The United States Department of Defense says it has spent $25 billion so far on the conflict in the Middle East, while the UN Office for the Coordination of Humanitarian Affairs (OCHA) sought $23 billion for this year’s aid appeal.
“I know what we could do with 25 billion,” OCHA head Tom Fletcher told AFP. “We have a direct comparison of what we can do with that money.”
The OCHA appeal target is “less than one percent of what the world is spending on guns and arms and defense in the coming year,” he added.
Fletcher said the war, and the resulting closure of the Strait of Hormuz, has doubled fuel prices and driven up food costs by 20 percent.
“That makes our job much harder. But it also pushes more people into hunger and starvation,” he said, referring specifically to Somalia, from where he spoke to AFP.
“We reckon the numbers who are hungry right now are double what it was six months ago.”
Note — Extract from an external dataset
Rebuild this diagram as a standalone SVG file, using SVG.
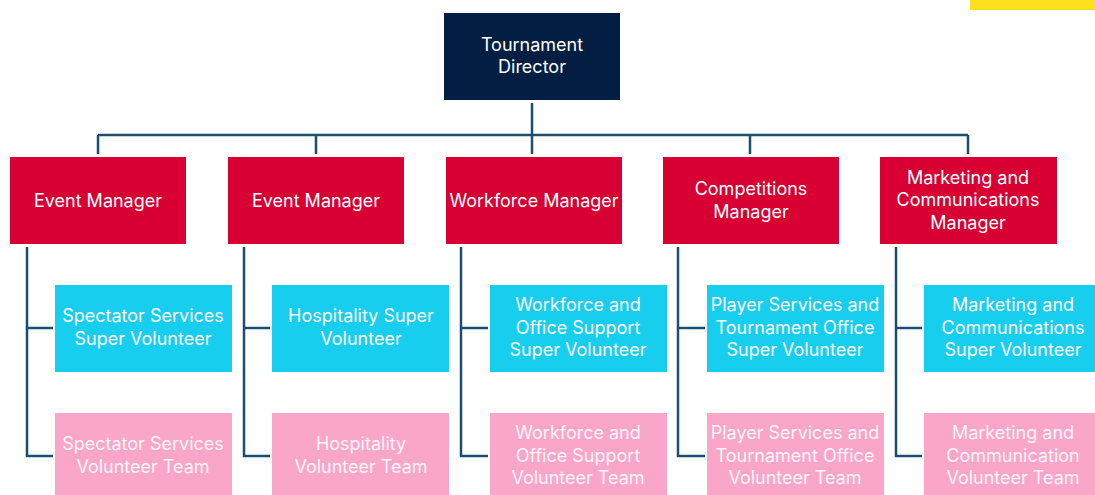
<svg xmlns="http://www.w3.org/2000/svg" width="1095" height="495" viewBox="0 0 1095 495">
<style>
text{font-family:Inter,"Open Sans","Liberation Sans",sans-serif;font-size:18px;fill:#ffffff;text-anchor:middle}
.dir{fill:#021E42}
.mgr{fill:#D80032}
.sup{fill:#17CEEE}
.team{fill:#F9A6C9}
.team-t{fill:#FFF4F8}
.conn{fill:none;stroke:#1C4F6E;stroke-width:2.5}
</style>
<rect x="970" y="0" width="125" height="10" fill="#FFE01B"/>
<g id="connectors" class="conn">
<path d="M532 103V154M98 135H968M98 135V154M316 135V154M750 135V154M968 135V154"/>
<path d="M27 247V456H53M27 328H53"/>
<path d="M244 247V456H270M244 328H270"/>
<path d="M461 247V456H488M461 328H488"/>
<path d="M678 247V456H705M678 328H705"/>
<path d="M896 247V456H922M896 328H922"/>
</g>
<g id="director"><rect class="dir" x="444" y="13" width="176" height="87"/><text x="532" y="50.5">Tournament</text><text x="532" y="73">Director</text></g>
<g id="mgr1"><rect class="mgr" x="10" y="157" width="176" height="87"/><text x="98" y="206.5">Event Manager</text></g>
<g id="mgr2"><rect class="mgr" x="228" y="157" width="176" height="87"/><text x="316" y="206.5">Event Manager</text></g>
<g id="mgr3"><rect class="mgr" x="446" y="157" width="176" height="87"/><text x="534" y="206.5">Workforce Manager</text></g>
<g id="mgr4"><rect class="mgr" x="663" y="157" width="176" height="87"/><text x="751" y="195">Competitions</text><text x="751" y="217.5">Manager</text></g>
<g id="mgr5"><rect class="mgr" x="880" y="157" width="177" height="87"/><text x="968" y="183.5">Marketing and</text><text x="968" y="206">Communications</text><text x="968" y="228.5">Manager</text></g>
<g id="sup1"><rect class="sup" x="55" y="285" width="177" height="87"/><text x="143" y="322">Spectator Services</text><text x="143" y="344.5">Super Volunteer</text></g>
<g id="sup2"><rect class="sup" x="272" y="285" width="177" height="87"/><text x="361" y="322">Hospitality Super</text><text x="361" y="344.5">Volunteer</text></g>
<g id="sup3"><rect class="sup" x="490" y="285" width="177" height="87"/><text x="578" y="311">Workforce and</text><text x="578" y="333.5">Office Support</text><text x="578" y="356">Super Volunteer</text></g>
<g id="sup4"><rect class="sup" x="707" y="285" width="177" height="87"/><text x="795" y="311">Player Services and</text><text x="795" y="333.5">Tournament Office</text><text x="795" y="356">Super Volunteer</text></g>
<g id="sup5"><rect class="sup" x="924" y="285" width="177" height="87"/><text x="1013" y="311">Marketing and</text><text x="1013" y="333.5">Communications</text><text x="1013" y="356">Super Volunteer</text></g>
<g id="team1"><rect class="team" x="55" y="413" width="177" height="87"/><text class="team-t" x="143" y="450">Spectator Services</text><text class="team-t" x="143" y="472.5">Volunteer Team</text></g>
<g id="team2"><rect class="team" x="272" y="413" width="177" height="87"/><text class="team-t" x="361" y="450">Hospitality</text><text class="team-t" x="361" y="472.5">Volunteer Team</text></g>
<g id="team3"><rect class="team" x="490" y="413" width="177" height="87"/><text class="team-t" x="578" y="439">Workforce and</text><text class="team-t" x="578" y="461.5">Office Support</text><text class="team-t" x="578" y="484">Volunteer Team</text></g>
<g id="team4"><rect class="team" x="707" y="413" width="177" height="87"/><text class="team-t" x="795" y="439">Player Services and</text><text class="team-t" x="795" y="461.5">Tournament Office</text><text class="team-t" x="795" y="484">Volunteer Team</text></g>
<g id="team5"><rect class="team" x="924" y="413" width="177" height="87"/><text class="team-t" x="1013" y="439">Marketing and</text><text class="team-t" x="1013" y="461.5">Communication</text><text class="team-t" x="1013" y="484">Volunteer Team</text></g>
</svg>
Worldwide, Fletcher said there were more than 300 million people in critical need of support, but he had been forced to prioritize 87 million due to tightening budgets, as the US and others curb donations.
Without funding, “hundreds of millions of lives over several years” will be lost, he said.
Somalia has been particularly hard-hit by the shortages from the war as well as drought and flooding.
“It’s a poisonous cocktail of factors,” he said, adding it had been a “very rough visit.”
With its Somalia program only 13 percent funded, the UN has had to shut down health centers at a time when half a million children face severe acute malnutrition, he said.
Doctors at one clinic told him patients were seven times more likely to die due to the extra walking distances.
“It’s just devastating,” said Fletcher.